• Task brief: Each entry has to be copied exactly, with nothing missed.

Source code of charts:
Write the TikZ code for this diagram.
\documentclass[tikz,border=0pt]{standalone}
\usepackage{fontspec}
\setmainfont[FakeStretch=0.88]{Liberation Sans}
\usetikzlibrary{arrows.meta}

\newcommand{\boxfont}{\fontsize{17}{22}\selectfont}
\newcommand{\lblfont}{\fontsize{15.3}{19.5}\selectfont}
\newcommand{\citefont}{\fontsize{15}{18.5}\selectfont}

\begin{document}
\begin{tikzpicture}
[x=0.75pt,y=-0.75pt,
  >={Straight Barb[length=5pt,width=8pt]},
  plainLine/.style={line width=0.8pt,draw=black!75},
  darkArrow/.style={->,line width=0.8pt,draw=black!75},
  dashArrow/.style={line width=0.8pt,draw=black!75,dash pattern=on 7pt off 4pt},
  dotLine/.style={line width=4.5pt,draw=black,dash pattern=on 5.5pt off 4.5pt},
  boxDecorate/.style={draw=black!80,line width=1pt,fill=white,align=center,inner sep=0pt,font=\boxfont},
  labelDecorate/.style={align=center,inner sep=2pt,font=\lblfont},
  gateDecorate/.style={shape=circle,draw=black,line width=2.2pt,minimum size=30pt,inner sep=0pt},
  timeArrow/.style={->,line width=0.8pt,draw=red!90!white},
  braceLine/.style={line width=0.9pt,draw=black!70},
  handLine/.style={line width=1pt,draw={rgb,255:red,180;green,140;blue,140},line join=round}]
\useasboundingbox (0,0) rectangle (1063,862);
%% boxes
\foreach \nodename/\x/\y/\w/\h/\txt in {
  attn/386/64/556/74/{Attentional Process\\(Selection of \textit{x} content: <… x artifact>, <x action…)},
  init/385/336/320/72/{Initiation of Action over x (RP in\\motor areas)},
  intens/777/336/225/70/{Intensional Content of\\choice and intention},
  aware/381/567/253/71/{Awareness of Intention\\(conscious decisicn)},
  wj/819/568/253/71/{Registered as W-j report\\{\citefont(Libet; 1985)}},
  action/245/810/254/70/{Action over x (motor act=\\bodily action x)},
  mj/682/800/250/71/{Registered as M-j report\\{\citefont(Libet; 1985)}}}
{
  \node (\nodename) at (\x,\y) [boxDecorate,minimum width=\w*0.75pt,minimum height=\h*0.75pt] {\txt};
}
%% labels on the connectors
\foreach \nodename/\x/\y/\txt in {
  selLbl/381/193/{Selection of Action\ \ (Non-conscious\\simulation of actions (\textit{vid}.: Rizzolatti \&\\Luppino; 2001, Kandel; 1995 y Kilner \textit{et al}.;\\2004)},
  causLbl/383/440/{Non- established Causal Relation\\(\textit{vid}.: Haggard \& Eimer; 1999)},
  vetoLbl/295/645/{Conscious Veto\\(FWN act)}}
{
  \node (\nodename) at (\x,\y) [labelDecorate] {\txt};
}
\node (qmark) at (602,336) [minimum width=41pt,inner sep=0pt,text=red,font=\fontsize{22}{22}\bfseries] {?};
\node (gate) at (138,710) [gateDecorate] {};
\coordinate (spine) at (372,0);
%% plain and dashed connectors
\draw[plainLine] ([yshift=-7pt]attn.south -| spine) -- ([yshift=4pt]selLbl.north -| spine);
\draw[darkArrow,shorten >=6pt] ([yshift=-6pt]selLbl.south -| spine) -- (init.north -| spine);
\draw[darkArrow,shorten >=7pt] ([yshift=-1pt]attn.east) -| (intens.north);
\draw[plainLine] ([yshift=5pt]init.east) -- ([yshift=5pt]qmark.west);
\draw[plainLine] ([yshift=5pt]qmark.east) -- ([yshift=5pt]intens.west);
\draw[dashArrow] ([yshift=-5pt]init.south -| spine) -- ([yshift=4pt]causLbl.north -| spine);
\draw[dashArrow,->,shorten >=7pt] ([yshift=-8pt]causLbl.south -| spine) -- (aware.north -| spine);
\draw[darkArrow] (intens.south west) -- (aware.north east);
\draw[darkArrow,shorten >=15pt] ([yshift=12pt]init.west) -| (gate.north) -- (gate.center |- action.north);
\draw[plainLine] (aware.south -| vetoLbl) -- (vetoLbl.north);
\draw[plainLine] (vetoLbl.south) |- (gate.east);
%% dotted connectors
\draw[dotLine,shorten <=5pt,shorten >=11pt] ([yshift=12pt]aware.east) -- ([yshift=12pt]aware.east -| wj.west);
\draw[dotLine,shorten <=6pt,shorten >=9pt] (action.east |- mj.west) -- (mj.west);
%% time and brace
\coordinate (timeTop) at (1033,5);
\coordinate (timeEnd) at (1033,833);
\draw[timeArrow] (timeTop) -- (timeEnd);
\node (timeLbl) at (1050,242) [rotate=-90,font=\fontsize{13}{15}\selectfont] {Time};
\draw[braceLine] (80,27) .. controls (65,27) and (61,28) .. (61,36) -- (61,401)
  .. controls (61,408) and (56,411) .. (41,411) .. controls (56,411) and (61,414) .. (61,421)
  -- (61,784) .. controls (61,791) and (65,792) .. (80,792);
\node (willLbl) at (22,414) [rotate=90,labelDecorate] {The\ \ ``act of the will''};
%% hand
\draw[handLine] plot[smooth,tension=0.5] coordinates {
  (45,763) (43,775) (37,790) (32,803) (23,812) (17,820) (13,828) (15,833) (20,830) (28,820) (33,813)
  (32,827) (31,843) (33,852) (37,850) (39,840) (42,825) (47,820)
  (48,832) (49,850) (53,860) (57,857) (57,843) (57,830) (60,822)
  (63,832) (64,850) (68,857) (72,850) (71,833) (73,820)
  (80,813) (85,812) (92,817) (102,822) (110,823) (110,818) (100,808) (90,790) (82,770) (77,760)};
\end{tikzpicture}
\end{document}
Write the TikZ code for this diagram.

• Answer for the task:
Write the TikZ code for this diagram.
\documentclass[tikz,border=0pt]{standalone}
\usepackage{fontspec}
\setmainfont[FakeStretch=0.88]{Liberation Sans}
\usetikzlibrary{arrows.meta}

\newcommand{\boxfont}{\fontsize{17}{22}\selectfont}
\newcommand{\lblfont}{\fontsize{15.3}{19.5}\selectfont}
\newcommand{\citefont}{\fontsize{15}{18.5}\selectfont}

\begin{document}
\begin{tikzpicture}
[x=0.75pt,y=-0.75pt,
  >={Straight Barb[length=5pt,width=8pt]},
  plainLine/.style={line width=0.8pt,draw=black!75},
  darkArrow/.style={->,line width=0.8pt,draw=black!75},
  dashArrow/.style={line width=0.8pt,draw=black!75,dash pattern=on 7pt off 4pt},
  dotLine/.style={line width=4.5pt,draw=black,dash pattern=on 5.5pt off 4.5pt},
  boxDecorate/.style={draw=black!80,line width=1pt,fill=white,align=center,inner sep=0pt,font=\boxfont},
  labelDecorate/.style={align=center,inner sep=2pt,font=\lblfont},
  gateDecorate/.style={shape=circle,draw=black,line width=2.2pt,minimum size=30pt,inner sep=0pt},
  timeArrow/.style={->,line width=0.8pt,draw=red!90!white},
  braceLine/.style={line width=0.9pt,draw=black!70},
  handLine/.style={line width=1pt,draw={rgb,255:red,180;green,140;blue,140},line join=round}]
\useasboundingbox (0,0) rectangle (1063,862);
%% boxes
\foreach \nodename/\x/\y/\w/\h/\txt in {
  attn/386/64/556/74/{Attentional Process\\(Selection of \textit{x} content: <… x artifact>, <x action…)},
  init/385/336/320/72/{Initiation of Action over x (RP in\\motor areas)},
  intens/777/336/225/70/{Intensional Content of\\choice and intention},
  aware/381/567/253/71/{Awareness of Intention\\(conscious decisicn)},
  wj/819/568/253/71/{Registered as W-j report\\{\citefont(Libet; 1985)}},
  action/245/810/254/70/{Action over x (motor act=\\bodily action x)},
  mj/682/800/250/71/{Registered as M-j report\\{\citefont(Libet; 1985)}}}
{
  \node (\nodename) at (\x,\y) [boxDecorate,minimum width=\w*0.75pt,minimum height=\h*0.75pt] {\txt};
}
%% labels on the connectors
\foreach \nodename/\x/\y/\txt in {
  selLbl/381/193/{Selection of Action\ \ (Non-conscious\\simulation of actions (\textit{vid}.: Rizzolatti \&\\Luppino; 2001, Kandel; 1995 y Kilner \textit{et al}.;\\2004)},
  causLbl/383/440/{Non- established Causal Relation\\(\textit{vid}.: Haggard \& Eimer; 1999)},
  vetoLbl/295/645/{Conscious Veto\\(FWN act)}}
{
  \node (\nodename) at (\x,\y) [labelDecorate] {\txt};
}
\node (qmark) at (602,336) [minimum width=41pt,inner sep=0pt,text=red,font=\fontsize{22}{22}\bfseries] {?};
\node (gate) at (138,710) [gateDecorate] {};
\coordinate (spine) at (372,0);
%% plain and dashed connectors
\draw[plainLine] ([yshift=-7pt]attn.south -| spine) -- ([yshift=4pt]selLbl.north -| spine);
\draw[darkArrow,shorten >=6pt] ([yshift=-6pt]selLbl.south -| spine) -- (init.north -| spine);
\draw[darkArrow,shorten >=7pt] ([yshift=-1pt]attn.east) -| (intens.north);
\draw[plainLine] ([yshift=5pt]init.east) -- ([yshift=5pt]qmark.west);
\draw[plainLine] ([yshift=5pt]qmark.east) -- ([yshift=5pt]intens.west);
\draw[dashArrow] ([yshift=-5pt]init.south -| spine) -- ([yshift=4pt]causLbl.north -| spine);
\draw[dashArrow,->,shorten >=7pt] ([yshift=-8pt]causLbl.south -| spine) -- (aware.north -| spine);
\draw[darkArrow] (intens.south west) -- (aware.north east);
\draw[darkArrow,shorten >=15pt] ([yshift=12pt]init.west) -| (gate.north) -- (gate.center |- action.north);
\draw[plainLine] (aware.south -| vetoLbl) -- (vetoLbl.north);
\draw[plainLine] (vetoLbl.south) |- (gate.east);
%% dotted connectors
\draw[dotLine,shorten <=5pt,shorten >=11pt] ([yshift=12pt]aware.east) -- ([yshift=12pt]aware.east -| wj.west);
\draw[dotLine,shorten <=6pt,shorten >=9pt] (action.east |- mj.west) -- (mj.west);
%% time and brace
\coordinate (timeTop) at (1033,5);
\coordinate (timeEnd) at (1033,833);
\draw[timeArrow] (timeTop) -- (timeEnd);
\node (timeLbl) at (1050,242) [rotate=-90,font=\fontsize{13}{15}\selectfont] {Time};
\draw[braceLine] (80,27) .. controls (65,27) and (61,28) .. (61,36) -- (61,401)
  .. controls (61,408) and (56,411) .. (41,411) .. controls (56,411) and (61,414) .. (61,421)
  -- (61,784) .. controls (61,791) and (65,792) .. (80,792);
\node (willLbl) at (22,414) [rotate=90,labelDecorate] {The\ \ ``act of the will''};
%% hand
\draw[handLine] plot[smooth,tension=0.5] coordinates {
  (45,763) (43,775) (37,790) (32,803) (23,812) (17,820) (13,828) (15,833) (20,830) (28,820) (33,813)
  (32,827) (31,843) (33,852) (37,850) (39,840) (42,825) (47,820)
  (48,832) (49,850) (53,860) (57,857) (57,843) (57,830) (60,822)
  (63,832) (64,850) (68,857) (72,850) (71,833) (73,820)
  (80,813) (85,812) (92,817) (102,822) (110,823) (110,818) (100,808) (90,790) (82,770) (77,760)};
\end{tikzpicture}
\end{document}
Write the TikZ code for this diagram.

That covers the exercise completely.